- Challenge: Copy word for word the lines in the records below, starting at the line with "Convert this diagram to TikZ code." and ending at the line with "(helplus) at (414,676)". Skip the pictures.

Dataset rows
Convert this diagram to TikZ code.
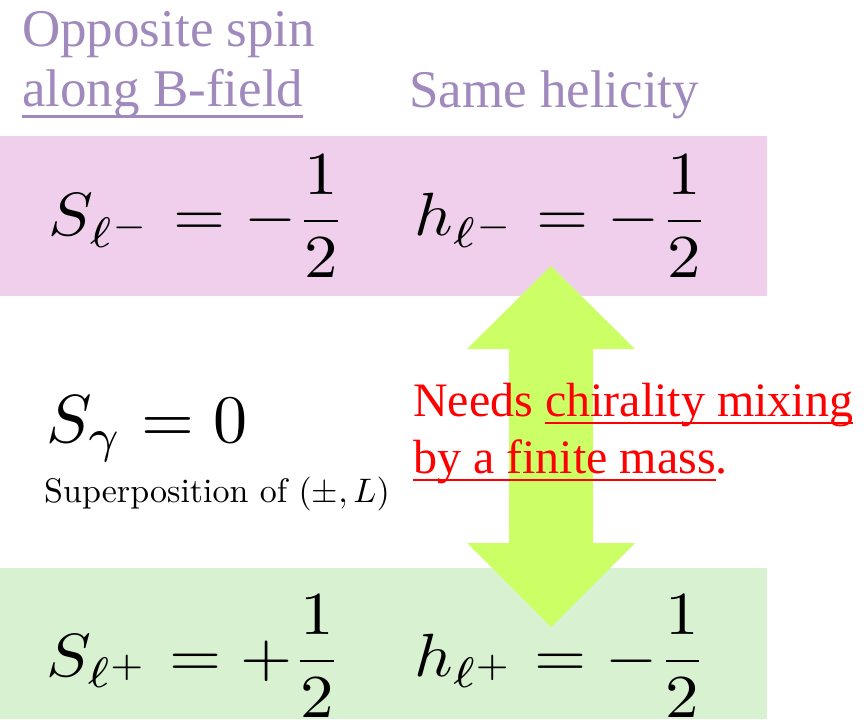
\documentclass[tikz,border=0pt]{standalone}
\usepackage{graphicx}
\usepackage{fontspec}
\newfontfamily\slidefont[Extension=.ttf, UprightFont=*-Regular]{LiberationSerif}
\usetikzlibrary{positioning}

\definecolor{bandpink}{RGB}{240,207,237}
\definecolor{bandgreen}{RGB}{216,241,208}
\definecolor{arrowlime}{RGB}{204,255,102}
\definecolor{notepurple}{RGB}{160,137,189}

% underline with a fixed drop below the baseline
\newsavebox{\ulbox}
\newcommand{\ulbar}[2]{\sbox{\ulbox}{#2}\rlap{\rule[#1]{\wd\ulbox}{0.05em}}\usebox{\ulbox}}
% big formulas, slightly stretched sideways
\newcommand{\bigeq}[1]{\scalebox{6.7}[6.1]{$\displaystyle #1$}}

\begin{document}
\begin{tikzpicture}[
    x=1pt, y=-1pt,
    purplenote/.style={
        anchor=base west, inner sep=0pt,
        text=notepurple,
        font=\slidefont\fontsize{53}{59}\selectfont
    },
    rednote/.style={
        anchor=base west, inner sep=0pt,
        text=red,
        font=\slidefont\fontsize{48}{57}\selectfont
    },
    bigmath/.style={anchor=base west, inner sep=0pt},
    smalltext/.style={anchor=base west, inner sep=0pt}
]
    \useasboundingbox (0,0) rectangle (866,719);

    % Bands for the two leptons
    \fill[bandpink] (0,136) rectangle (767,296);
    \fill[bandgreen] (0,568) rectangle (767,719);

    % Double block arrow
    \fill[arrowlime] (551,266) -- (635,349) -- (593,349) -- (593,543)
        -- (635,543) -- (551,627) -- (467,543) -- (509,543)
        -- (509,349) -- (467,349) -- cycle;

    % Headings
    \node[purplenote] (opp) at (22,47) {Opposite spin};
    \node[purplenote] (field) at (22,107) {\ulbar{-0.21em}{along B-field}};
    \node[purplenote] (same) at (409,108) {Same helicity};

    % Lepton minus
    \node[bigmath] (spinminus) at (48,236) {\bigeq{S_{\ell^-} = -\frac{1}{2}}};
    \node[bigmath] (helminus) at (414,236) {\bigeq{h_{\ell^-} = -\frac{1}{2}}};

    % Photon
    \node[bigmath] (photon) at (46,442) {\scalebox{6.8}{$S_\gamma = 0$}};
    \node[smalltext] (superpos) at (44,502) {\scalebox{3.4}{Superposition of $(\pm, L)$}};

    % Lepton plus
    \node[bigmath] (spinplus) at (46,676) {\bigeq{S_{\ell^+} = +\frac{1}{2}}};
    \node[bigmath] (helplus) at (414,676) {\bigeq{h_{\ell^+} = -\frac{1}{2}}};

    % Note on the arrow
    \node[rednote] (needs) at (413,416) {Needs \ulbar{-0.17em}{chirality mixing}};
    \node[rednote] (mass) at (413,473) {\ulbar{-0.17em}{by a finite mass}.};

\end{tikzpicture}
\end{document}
...
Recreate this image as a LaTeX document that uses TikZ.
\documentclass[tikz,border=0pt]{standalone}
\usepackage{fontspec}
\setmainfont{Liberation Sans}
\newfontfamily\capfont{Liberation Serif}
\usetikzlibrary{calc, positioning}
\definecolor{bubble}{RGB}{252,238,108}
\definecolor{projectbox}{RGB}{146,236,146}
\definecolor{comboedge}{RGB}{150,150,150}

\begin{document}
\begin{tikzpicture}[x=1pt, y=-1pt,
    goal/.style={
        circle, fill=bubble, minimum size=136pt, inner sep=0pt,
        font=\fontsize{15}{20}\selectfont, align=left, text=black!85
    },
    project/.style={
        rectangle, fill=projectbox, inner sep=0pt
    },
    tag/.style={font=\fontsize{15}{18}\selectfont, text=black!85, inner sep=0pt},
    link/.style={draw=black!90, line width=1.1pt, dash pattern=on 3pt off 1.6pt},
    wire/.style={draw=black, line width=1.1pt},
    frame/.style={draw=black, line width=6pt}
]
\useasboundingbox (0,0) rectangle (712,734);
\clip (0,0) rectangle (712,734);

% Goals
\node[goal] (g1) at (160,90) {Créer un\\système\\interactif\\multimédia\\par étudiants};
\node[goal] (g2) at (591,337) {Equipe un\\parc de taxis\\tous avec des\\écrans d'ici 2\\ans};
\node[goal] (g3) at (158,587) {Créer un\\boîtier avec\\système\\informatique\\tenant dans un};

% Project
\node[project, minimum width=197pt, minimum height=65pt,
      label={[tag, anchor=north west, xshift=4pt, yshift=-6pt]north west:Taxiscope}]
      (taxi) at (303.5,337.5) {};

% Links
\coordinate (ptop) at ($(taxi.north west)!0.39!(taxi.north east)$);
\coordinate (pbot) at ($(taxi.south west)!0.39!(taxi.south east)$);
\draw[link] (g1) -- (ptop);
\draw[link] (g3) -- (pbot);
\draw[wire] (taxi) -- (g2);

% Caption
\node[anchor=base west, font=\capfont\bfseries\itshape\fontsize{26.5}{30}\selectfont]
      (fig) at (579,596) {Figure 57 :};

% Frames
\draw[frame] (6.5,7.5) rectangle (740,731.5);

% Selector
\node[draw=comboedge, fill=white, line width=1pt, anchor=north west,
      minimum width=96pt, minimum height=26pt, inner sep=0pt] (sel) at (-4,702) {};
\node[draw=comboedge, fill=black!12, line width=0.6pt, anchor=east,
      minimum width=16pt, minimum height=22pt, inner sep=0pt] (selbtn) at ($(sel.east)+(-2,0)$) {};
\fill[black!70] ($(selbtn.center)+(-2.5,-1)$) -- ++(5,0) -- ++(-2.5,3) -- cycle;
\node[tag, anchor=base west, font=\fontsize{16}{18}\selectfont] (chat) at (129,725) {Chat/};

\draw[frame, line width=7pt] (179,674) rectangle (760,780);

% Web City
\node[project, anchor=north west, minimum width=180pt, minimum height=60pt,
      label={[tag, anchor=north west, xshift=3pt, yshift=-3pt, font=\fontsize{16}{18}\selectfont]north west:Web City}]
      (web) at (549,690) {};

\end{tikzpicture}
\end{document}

- Exercise response:
Convert this diagram to TikZ code.
\documentclass[tikz,border=0pt]{standalone}
\usepackage{graphicx}
\usepackage{fontspec}
\newfontfamily\slidefont[Extension=.ttf, UprightFont=*-Regular]{LiberationSerif}
\usetikzlibrary{positioning}

\definecolor{bandpink}{RGB}{240,207,237}
\definecolor{bandgreen}{RGB}{216,241,208}
\definecolor{arrowlime}{RGB}{204,255,102}
\definecolor{notepurple}{RGB}{160,137,189}

% underline with a fixed drop below the baseline
\newsavebox{\ulbox}
\newcommand{\ulbar}[2]{\sbox{\ulbox}{#2}\rlap{\rule[#1]{\wd\ulbox}{0.05em}}\usebox{\ulbox}}
% big formulas, slightly stretched sideways
\newcommand{\bigeq}[1]{\scalebox{6.7}[6.1]{$\displaystyle #1$}}

\begin{document}
\begin{tikzpicture}[
    x=1pt, y=-1pt,
    purplenote/.style={
        anchor=base west, inner sep=0pt,
        text=notepurple,
        font=\slidefont\fontsize{53}{59}\selectfont
    },
    rednote/.style={
        anchor=base west, inner sep=0pt,
        text=red,
        font=\slidefont\fontsize{48}{57}\selectfont
    },
    bigmath/.style={anchor=base west, inner sep=0pt},
    smalltext/.style={anchor=base west, inner sep=0pt}
]
    \useasboundingbox (0,0) rectangle (866,719);

    % Bands for the two leptons
    \fill[bandpink] (0,136) rectangle (767,296);
    \fill[bandgreen] (0,568) rectangle (767,719);

    % Double block arrow
    \fill[arrowlime] (551,266) -- (635,349) -- (593,349) -- (593,543)
        -- (635,543) -- (551,627) -- (467,543) -- (509,543)
        -- (509,349) -- (467,349) -- cycle;

    % Headings
    \node[purplenote] (opp) at (22,47) {Opposite spin};
    \node[purplenote] (field) at (22,107) {\ulbar{-0.21em}{along B-field}};
    \node[purplenote] (same) at (409,108) {Same helicity};

    % Lepton minus
    \node[bigmath] (spinminus) at (48,236) {\bigeq{S_{\ell^-} = -\frac{1}{2}}};
    \node[bigmath] (helminus) at (414,236) {\bigeq{h_{\ell^-} = -\frac{1}{2}}};

    % Photon
    \node[bigmath] (photon) at (46,442) {\scalebox{6.8}{$S_\gamma = 0$}};
    \node[smalltext] (superpos) at (44,502) {\scalebox{3.4}{Superposition of $(\pm, L)$}};

    % Lepton plus
    \node[bigmath] (spinplus) at (46,676) {\bigeq{S_{\ell^+} = +\frac{1}{2}}};
    \node[bigmath] (helplus) at (414,676) {\bigeq{h_{\ell^+} = -\frac{1}{2}}};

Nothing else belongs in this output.